### TASK OBJECTIVE:
Retype only what runs from the first line of the listing to the line holding "0.295, 0.362, 0.375];", both included. Do not retype the pictures.
--- Start GIVEN INFORMATION ---
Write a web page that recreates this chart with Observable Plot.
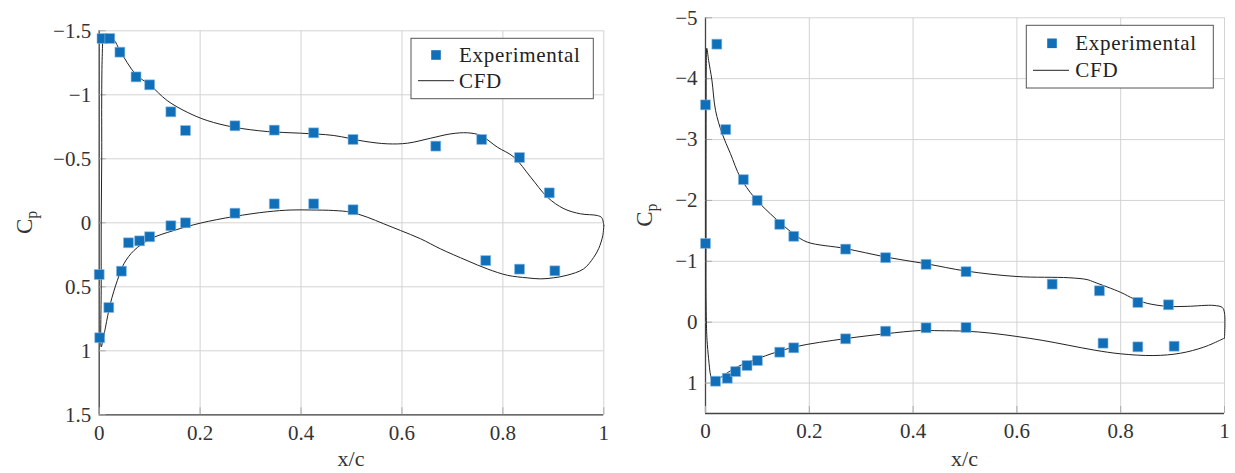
<!DOCTYPE html>
<html><head><meta charset="utf-8">
<script src="https://cdn.jsdelivr.net/npm/d3@7"></script>
<script src="https://cdn.jsdelivr.net/npm/@observablehq/plot@0.6"></script>
<style>
body{margin:0;background:#fff;}
#wrap{display:flex;width:1235px;height:473px;}
</style></head><body><div id="wrap"></div>
<script>
// ---------- tick values & domains ----------
const xTicks = [0, 0.2, 0.4, 0.6, 0.8, 1];
const yTicksL = [-1.5, -1, -0.5, 0, 0.5, 1, 1.5];
const yTicksR = [-5, -4, -3, -2, -1, 0, 1];
const xDomain = [0, 1];
const yDomainL = [-1.5, 1.5];
const yDomainR = [-5, 1.5];
const seriesNames = ["Experimental", "CFD"];
const xLabel = "x/c";
const yLabelMain = "C";
const yLabelSub = "p";

// ---------- left panel: experimental ----------
const expUpperX_L = [0.0055, 0.021, 0.041, 0.073, 0.100, 0.142, 0.171, 0.269, 0.347, 0.425, 0.503, 0.667, 0.758, 0.833, 0.892];
const expUpperCp_L = [-1.44, -1.44, -1.333, -1.14, -1.078, -0.867, -0.721, -0.758, -0.724, -0.703, -0.651, -0.599, -0.651, -0.510, -0.234];
const expLowerX_L = [0.0, 0.001, 0.019, 0.044, 0.058, 0.080, 0.100, 0.142, 0.171, 0.269, 0.347, 0.425, 0.503, 0.766, 0.833, 0.903];
const expLowerCp_L = [0.404, 0.898, 0.662, 0.378, 0.156, 0.141, 0.109, 0.023, 0.0, -0.075, -0.148, -0.148, -0.102, 0.295, 0.362, 0.375];

// ---------- left panel: CFD (closed loop: lower TE->LE, upper LE->TE) ----------
const cfdX_L = [1.0, 0.998, 0.99, 0.98, 0.96, 0.927, 0.9, 0.875, 0.848, 0.809, 0.769, 0.729, 0.676, 0.637, 0.597, 0.564, 0.531, 0.498, 0.465, 0.42, 0.38, 0.333, 0.267, 0.2, 0.148, 0.102, 0.069, 0.049, 0.036, 0.022, 0.0125, 0.006, 0.004, 0.004, 0.004, 0.005, 0.005, 0.006, 0.008, 0.011, 0.016, 0.029, 0.041, 0.0726, 0.1003, 0.1347, 0.1743, 0.214, 0.2668, 0.3329, 0.399, 0.465, 0.525, 0.571, 0.611, 0.657, 0.697, 0.730, 0.756, 0.789, 0.822, 0.855, 0.888, 0.921, 0.954, 0.987, 0.996, 1.0];
const cfdCp_L = [0.02, 0.10, 0.2, 0.27, 0.36, 0.41, 0.43, 0.438, 0.43, 0.41, 0.36, 0.295, 0.203, 0.125, 0.06, 0.008, -0.044, -0.083, -0.096, -0.10, -0.10, -0.086, -0.049, 0.003, 0.06, 0.125, 0.216, 0.32, 0.45, 0.633, 0.815, 0.945, 0.97, 0.5, 0.0, -0.5, -1.0, -1.3, -1.44, -1.465, -1.46, -1.43, -1.346, -1.159, -1.078, -0.955, -0.864, -0.799, -0.747, -0.713, -0.700, -0.682, -0.637, -0.617, -0.622, -0.661, -0.695, -0.703, -0.682, -0.591, -0.513, -0.357, -0.201, -0.110, -0.070, -0.057, -0.04, 0.02];

// ---------- right panel: experimental ----------
const expUpperX_R = [0.0, 0.0218, 0.039, 0.073, 0.0996, 0.143, 0.170, 0.270, 0.347, 0.425, 0.502, 0.668, 0.759, 0.833, 0.892];
const expUpperCp_R = [-3.57, -4.567, -3.164, -2.342, -2.0, -1.607, -1.41, -1.20, -1.06, -0.95, -0.83, -0.625, -0.516, -0.324, -0.286];
const expLowerX_R = [0.0, 0.0193, 0.042, 0.058, 0.080, 0.100, 0.143, 0.170, 0.270, 0.347, 0.425, 0.502, 0.766, 0.833, 0.903];
const expLowerCp_R = [-1.294, 0.970, 0.921, 0.811, 0.712, 0.63, 0.493, 0.421, 0.273, 0.148, 0.092, 0.087, 0.345, 0.405, 0.395];

// ---------- right panel: CFD ----------
const cfdX_R = [1.0, 0.993, 0.96, 0.915, 0.864, 0.8, 0.75, 0.7, 0.65, 0.6, 0.55, 0.502, 0.45, 0.414, 0.347, 0.27, 0.17, 0.1, 0.06, 0.03, 0.02, 0.014, 0.01, 0.006, 0.003, 0.002, 0.001, 0.001, 0.001, 0.0012, 0.0015, 0.0025, 0.006, 0.0123, 0.0193, 0.032, 0.048, 0.067, 0.093, 0.125, 0.17, 0.196, 0.27, 0.347, 0.425, 0.502, 0.6, 0.7, 0.735, 0.749, 0.8, 0.825, 0.851, 0.89, 0.928, 0.98, 0.996, 1.0, 1.0];
const cfdCp_R = [0.26, 0.29, 0.41, 0.51, 0.548, 0.52, 0.46, 0.38, 0.30, 0.235, 0.18, 0.148, 0.14, 0.137, 0.19, 0.27, 0.41, 0.60, 0.74, 0.905, 0.975, 0.97, 0.88, 0.6, 0.3, 0.1, -0.5, -1.5, -2.5, -3.5, -4.2, -4.5, -4.3, -3.98, -3.48, -3.10, -2.77, -2.38, -2.06, -1.78, -1.45, -1.316, -1.21, -1.07, -0.96, -0.84, -0.75, -0.73, -0.70, -0.658, -0.49, -0.385, -0.31, -0.26, -0.26, -0.275, -0.24, -0.15, 0.26];

// ---------- helpers ----------
const fmt = d => d < 0 ? "\u2212" + Math.abs(d) : String(d);
const zip = (xs, ys) => xs.map((x, i) => ({x, cp: ys[i]}));
const BLUE = "#0f6fb8";
const FONT = "Liberation Serif";

function panel(o) {
  const exp = zip(o.expUX, o.expUC).concat(zip(o.expLX, o.expLC));
  const cfd = zip(o.cfdX, o.cfdC);
  const svg = Plot.plot({
    width: o.width, height: 473,
    marginLeft: o.ml, marginRight: o.mr, marginTop: o.mt, marginBottom: o.mb,
    style: {color: "#333", background: "#fff", overflow: "visible"},
    x: {domain: xDomain, ticks: xTicks},
    y: {domain: o.yDomain, reverse: true, ticks: o.yTicks},
    marks: [
      Plot.gridX(xTicks, {stroke: "#d3d3d3", strokeOpacity: 1, strokeWidth: 1}),
      Plot.gridY(o.yTicks, {stroke: "#d3d3d3", strokeOpacity: 1, strokeWidth: 1}),
      Plot.ruleX([xDomain[0]], {stroke: "#444", strokeWidth: 1.3}),
      Plot.ruleY([o.yDomain[1]], {stroke: "#444", strokeWidth: 1.3}),
      Plot.axisX(xTicks, {tickSize: -7, tickPadding: 17, stroke: "#aaa", fill: "#333", tickFormat: fmt, label: null, fontSize: 21, fontFamily: FONT}),
      Plot.axisY(o.yTicks, {tickSize: -7, tickPadding: 15, stroke: "#aaa", fill: "#333", tickFormat: fmt, label: null, fontSize: 21, fontFamily: FONT}),
      Plot.line(cfd, {x: "x", y: "cp", stroke: "#222", strokeWidth: 1, curve: "catmull-rom"}),
      Plot.dot(exp, {x: "x", y: "cp", symbol: "square", r: 5.6, fill: BLUE, stroke: "#8dbbe3", strokeWidth: 0.6})
    ]
  });
  const s = d3.select(svg);
  const fx0 = o.ml, fx1 = o.width - o.mr, fy0 = o.mt, fy1 = 473 - o.mb;
  // x label
  s.append("text").attr("x", (fx0 + fx1) / 2).attr("y", 466).attr("text-anchor", "middle")
    .attr("fill", "#333").attr("font-size", 22).attr("font-family", FONT).text(xLabel);
  // y label with subscript
  const t = s.append("text").attr("transform", `translate(${o.yLabX},${(fy0 + fy1) / 2}) rotate(-90)`)
    .attr("text-anchor", "middle").attr("fill", "#333").attr("font-size", 23).attr("font-family", FONT);
  t.append("tspan").text(yLabelMain);
  t.append("tspan").attr("dy", 5).attr("font-size", 16).text(yLabelSub);
  // legend
  const L = o.leg;
  const g = s.append("g").attr("text-anchor", "start").attr("font-family", FONT);
  g.append("rect").attr("x", L.x).attr("y", L.y).attr("width", L.w).attr("height", L.h)
    .attr("fill", "#fff").attr("stroke", "#555").attr("stroke-width", 1);
  g.append("rect").attr("x", L.mx - 4.8).attr("y", L.my - 4.8).attr("width", 9.6).attr("height", 9.6).attr("fill", BLUE);
  g.append("text").attr("x", L.tx).attr("y", L.b1).attr("text-anchor", "start").attr("font-family", FONT).attr("font-size", 21).attr("letter-spacing", 0.7).attr("fill", "#222").text(seriesNames[0]);
  g.append("line").attr("x1", L.lx1).attr("x2", L.lx2).attr("y1", L.ly).attr("y2", L.ly).attr("stroke", "#222").attr("stroke-width", 1);
  g.append("text").attr("x", L.tx).attr("y", L.b2).attr("text-anchor", "start").attr("font-family", FONT).attr("font-size", 21).attr("letter-spacing", 0.7).attr("fill", "#222").text(seriesNames[1]);
  return svg;
}

const wrap = document.getElementById("wrap");
wrap.appendChild(panel({
  width: 615, ml: 98.7, mr: 11.7, mt: 30.3, mb: 58.7, yDomain: yDomainL, yTicks: yTicksL,
  expUX: expUpperX_L, expUC: expUpperCp_L, expLX: expLowerX_L, expLC: expLowerCp_L,
  cfdX: cfdX_L, cfdC: cfdCp_L, yLabX: 32,
  leg: {x: 411, y: 38.3, w: 182.3, h: 60.4, mx: 436, my: 55, tx: 459, b1: 61.5, b2: 87.5, lx1: 418, lx2: 454, ly: 80.7}
}));
wrap.appendChild(panel({
  width: 620, ml: 90, mr: 11, mt: 17.3, mb: 60, yDomain: yDomainR, yTicks: yTicksR,
  expUX: expUpperX_R, expUC: expUpperCp_R, expLX: expLowerX_R, expLC: expLowerCp_R,
  cfdX: cfdX_R, cfdC: cfdCp_R, yLabX: 37,
  leg: {x: 411.3, y: 25.3, w: 187, h: 62.7, mx: 437, my: 43.3, tx: 460.3, b1: 50, b2: 77, lx1: 418, lx2: 454, ly: 70.3}
}));
</script></body></html>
--- End GIVEN INFORMATION ---
### TASK RESPONSE:
Write a web page that recreates this chart with Observable Plot.
<!DOCTYPE html>
<html><head><meta charset="utf-8">
<script src="https://cdn.jsdelivr.net/npm/d3@7"></script>
<script src="https://cdn.jsdelivr.net/npm/@observablehq/plot@0.6"></script>
<style>
body{margin:0;background:#fff;}
#wrap{display:flex;width:1235px;height:473px;}
</style></head><body><div id="wrap"></div>
<script>
// ---------- tick values & domains ----------
const xTicks = [0, 0.2, 0.4, 0.6, 0.8, 1];
const yTicksL = [-1.5, -1, -0.5, 0, 0.5, 1, 1.5];
const yTicksR = [-5, -4, -3, -2, -1, 0, 1];
const xDomain = [0, 1];
const yDomainL = [-1.5, 1.5];
const yDomainR = [-5, 1.5];
const seriesNames = ["Experimental", "CFD"];
const xLabel = "x/c";
const yLabelMain = "C";
const yLabelSub = "p";

// ---------- left panel: experimental ----------
const expUpperX_L = [0.0055, 0.021, 0.041, 0.073, 0.100, 0.142, 0.171, 0.269, 0.347, 0.425, 0.503, 0.667, 0.758, 0.833, 0.892];
const expUpperCp_L = [-1.44, -1.44, -1.333, -1.14, -1.078, -0.867, -0.721, -0.758, -0.724, -0.703, -0.651, -0.599, -0.651, -0.510, -0.234];
const expLowerX_L = [0.0, 0.001, 0.019, 0.044, 0.058, 0.080, 0.100, 0.142, 0.171, 0.269, 0.347, 0.425, 0.503, 0.766, 0.833, 0.903];
const expLowerCp_L = [0.404, 0.898, 0.662, 0.378, 0.156, 0.141, 0.109, 0.023, 0.0, -0.075, -0.148, -0.148, -0.102, 0.295, 0.362, 0.375];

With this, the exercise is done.